_Exercise goal_. Leave out the images; return the rest of the data exactly.

_Dataset section_.
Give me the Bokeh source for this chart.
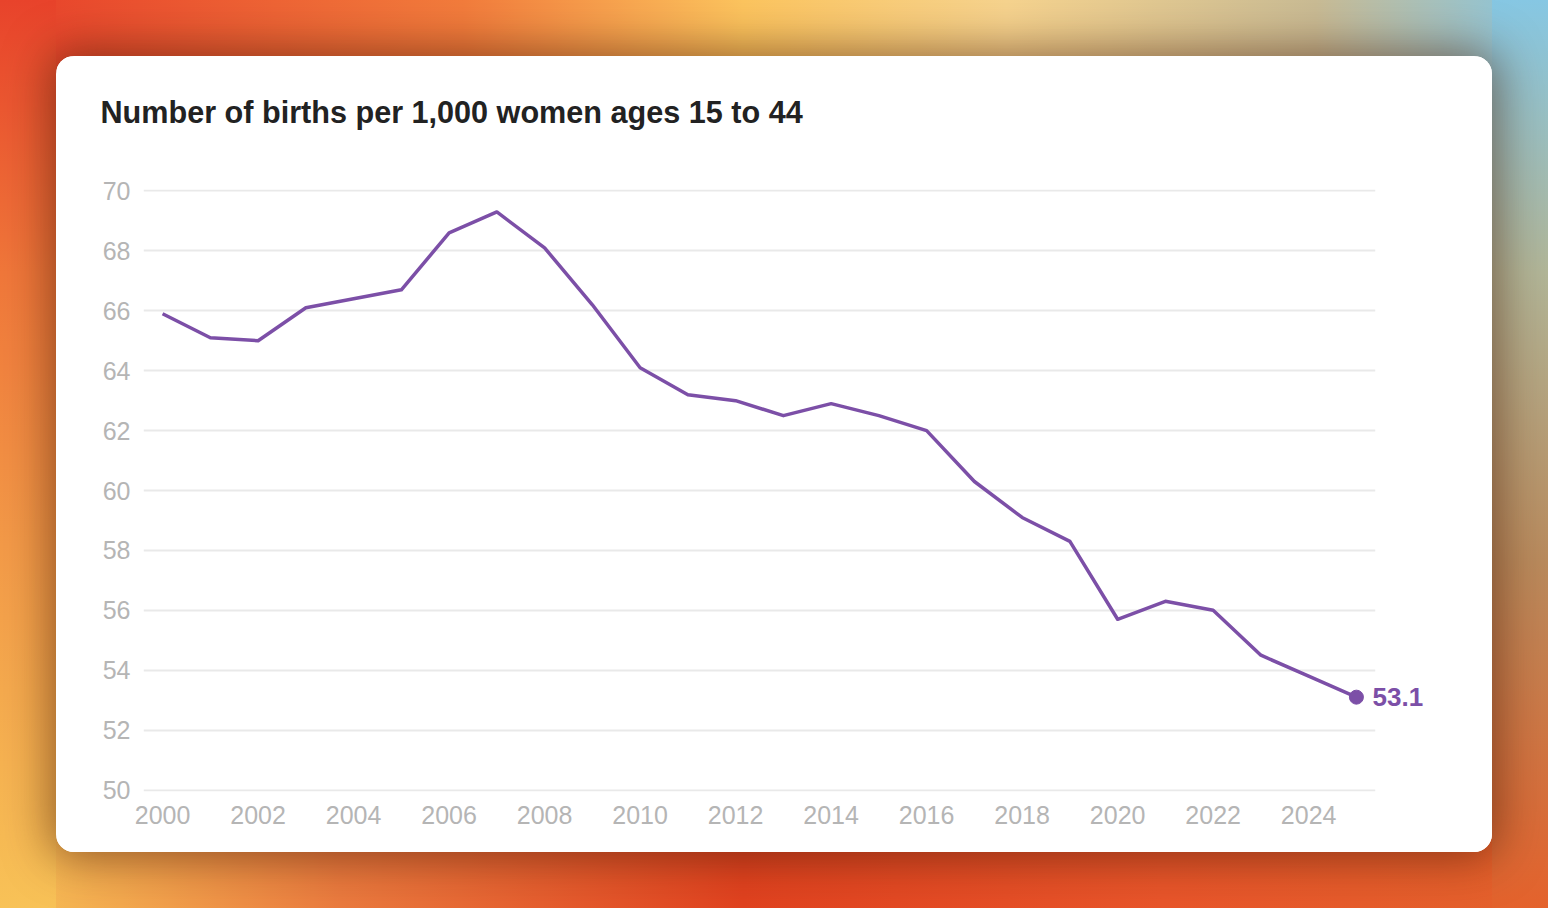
from bokeh.plotting import figure
from bokeh.models import Range1d, FixedTicker, LinearAxis, Title
from bokeh.layouts import column
from bokeh.embed import file_html
from bokeh.resources import INLINE

# ---- data ----
years = list(range(2000, 2026))
rates = [65.9, 65.1, 65.0, 66.1, 66.4, 66.7, 68.6, 69.3, 68.1, 66.2,
         64.1, 63.2, 63.0, 62.5, 62.9, 62.5, 62.0, 60.3, 59.1, 58.3,
         55.7, 56.3, 56.0, 54.5, 53.8, 53.1]
x_ticks = list(range(2000, 2025, 2))
y_ticks = list(range(50, 71, 2))
title_text = "Number of births per 1,000 women ages 15 to 44"

PURPLE = "#7c4fa7"
GRAY = "#b5b5b5"
FONT = "Liberation Sans"

p = figure(width=1436, height=796, output_backend="svg", toolbar_location=None,
           x_range=Range1d(1999.6, 2025.4), y_range=Range1d(49.95, 70.05),
           min_border_left=87, min_border_right=117, min_border_top=133,
           min_border_bottom=61)
p.border_fill_color = "white"
p.background_fill_color = "white"
p.outline_line_color = None

p.title.text = title_text
p.title.text_font = FONT
p.title.text_font_style = "bold"
p.title.text_font_size = "30.6px"
p.title.text_color = "#222222"
p.title.align = "left"
p.title.offset = -43
p.title.standoff = 0

# empty spacer between the title and the plot area
p.add_layout(Title(text=" ", text_font_size="2px", standoff=57), "above")

p.xgrid.visible = False
p.ygrid.grid_line_color = "#e9e9e9"
p.ygrid.grid_line_width = 2
p.yaxis.ticker = FixedTicker(ticks=y_ticks)
p.xaxis.ticker = FixedTicker(ticks=x_ticks)

end_axis = LinearAxis(ticker=FixedTicker(ticks=[rates[-1]]),
                      major_label_overrides={rates[-1]: f"{rates[-1]}"})
p.add_layout(end_axis, "right")

for ax in (p.xaxis[0], p.yaxis[0], end_axis):
    ax.axis_line_color = None
    ax.major_tick_line_color = None
    ax.minor_tick_line_color = None
    ax.major_tick_out = 0
    ax.major_tick_in = 0
    ax.major_label_text_font = FONT
    ax.major_label_text_font_size = "25px"
    ax.major_label_text_color = GRAY
p.xaxis[0].major_label_standoff = 14
p.yaxis[0].major_label_standoff = 13
end_axis.major_label_standoff = -3
end_axis.major_label_text_color = PURPLE
end_axis.major_label_text_font_style = "bold"
end_axis.major_label_text_font_size = "26px"

p.line(years, rates, line_color=PURPLE, line_width=3.5, line_join="round")
p.scatter([years[-1]], [rates[-1]], size=14, color=PURPLE)

p.margin = (56, 56, 56, 56)
p.styles = {"border-radius": "18px", "overflow": "hidden",
            "background-color": "white",
            "box-shadow": "0 0 45px 6px rgba(70,25,8,0.55)"}

bg = ", ".join([
    "linear-gradient(180deg, #e8432b 0%, #f0773a 30%, #f39a48 60%, #f8c257 100%) left top / 56px 100% no-repeat",
    "linear-gradient(180deg, #86c7e3 0%, #b1b597 30%, #b98a5c 62%, #e4622c 100%) right top / 56px 100% no-repeat",
    "linear-gradient(90deg, #e8412b 0%, #f27c3c 30%, #fcc45e 48%, #f6d38e 65%, #c9bb94 85%, #86c7e3 100%) left top / 100% 50% no-repeat",
    "linear-gradient(90deg, #f8c257 0%, #ea7a3e 22%, #e0421f 48%, #e8552a 75%, #e4622c 100%) left bottom / 100% 50% no-repeat",
])
layout = column(p, styles={"background": bg})

open("out.html", "w").write(file_html(layout, INLINE))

_Answer to this task_.
Give me the Bokeh source for this chart.
from bokeh.plotting import figure
from bokeh.models import Range1d, FixedTicker, LinearAxis, Title
from bokeh.layouts import column
from bokeh.embed import file_html
from bokeh.resources import INLINE

# ---- data ----
years = list(range(2000, 2026))
rates = [65.9, 65.1, 65.0, 66.1, 66.4, 66.7, 68.6, 69.3, 68.1, 66.2,
         64.1, 63.2, 63.0, 62.5, 62.9, 62.5, 62.0, 60.3, 59.1, 58.3,
         55.7, 56.3, 56.0, 54.5, 53.8, 53.1]
x_ticks = list(range(2000, 2025, 2))
y_ticks = list(range(50, 71, 2))
title_text = "Number of births per 1,000 women ages 15 to 44"

PURPLE = "#7c4fa7"
GRAY = "#b5b5b5"
FONT = "Liberation Sans"

p = figure(width=1436, height=796, output_backend="svg", toolbar_location=None,
           x_range=Range1d(1999.6, 2025.4), y_range=Range1d(49.95, 70.05),
           min_border_left=87, min_border_right=117, min_border_top=133,
           min_border_bottom=61)
p.border_fill_color = "white"
p.background_fill_color = "white"
p.outline_line_color = None

p.title.text = title_text
p.title.text_font = FONT
p.title.text_font_style = "bold"
p.title.text_font_size = "30.6px"
p.title.text_color = "#222222"
p.title.align = "left"
p.title.offset = -43
p.title.standoff = 0

# empty spacer between the title and the plot area
p.add_layout(Title(text=" ", text_font_size="2px", standoff=57), "above")

p.xgrid.visible = False
p.ygrid.grid_line_color = "#e9e9e9"
p.ygrid.grid_line_width = 2
p.yaxis.ticker = FixedTicker(ticks=y_ticks)
p.xaxis.ticker = FixedTicker(ticks=x_ticks)

end_axis = LinearAxis(ticker=FixedTicker(ticks=[rates[-1]]),
                      major_label_overrides={rates[-1]: f"{rates[-1]}"})
p.add_layout(end_axis, "right")

for ax in (p.xaxis[0], p.yaxis[0], end_axis):
    ax.axis_line_color = None
    ax.major_tick_line_color = None
    ax.minor_tick_line_color = None
    ax.major_tick_out = 0
    ax.major_tick_in = 0
    ax.major_label_text_font = FONT
    ax.major_label_text_font_size = "25px"
    ax.major_label_text_color = GRAY
p.xaxis[0].major_label_standoff = 14
p.yaxis[0].major_label_standoff = 13
end_axis.major_label_standoff = -3
end_axis.major_label_text_color = PURPLE
end_axis.major_label_text_font_style = "bold"
end_axis.major_label_text_font_size = "26px"

p.line(years, rates, line_color=PURPLE, line_width=3.5, line_join="round")
p.scatter([years[-1]], [rates[-1]], size=14, color=PURPLE)

p.margin = (56, 56, 56, 56)
p.styles = {"border-radius": "18px", "overflow": "hidden",
            "background-color": "white",
            "box-shadow": "0 0 45px 6px rgba(70,25,8,0.55)"}

bg = ", ".join([
    "linear-gradient(180deg, #e8432b 0%, #f0773a 30%, #f39a48 60%, #f8c257 100%) left top / 56px 100% no-repeat",
    "linear-gradient(180deg, #86c7e3 0%, #b1b597 30%, #b98a5c 62%, #e4622c 100%) right top / 56px 100% no-repeat",
    "linear-gradient(90deg, #e8412b 0%, #f27c3c 30%, #fcc45e 48%, #f6d38e 65%, #c9bb94 85%, #86c7e3 100%) left top / 100% 50% no-repeat",
    "linear-gradient(90deg, #f8c257 0%, #ea7a3e 22%, #e0421f 48%, #e8552a 75%, #e4622c 100%) left bottom / 100% 50% no-repeat",
])
layout = column(p, styles={"background": bg})

open("out.html", "w").write(file_html(layout, INLINE))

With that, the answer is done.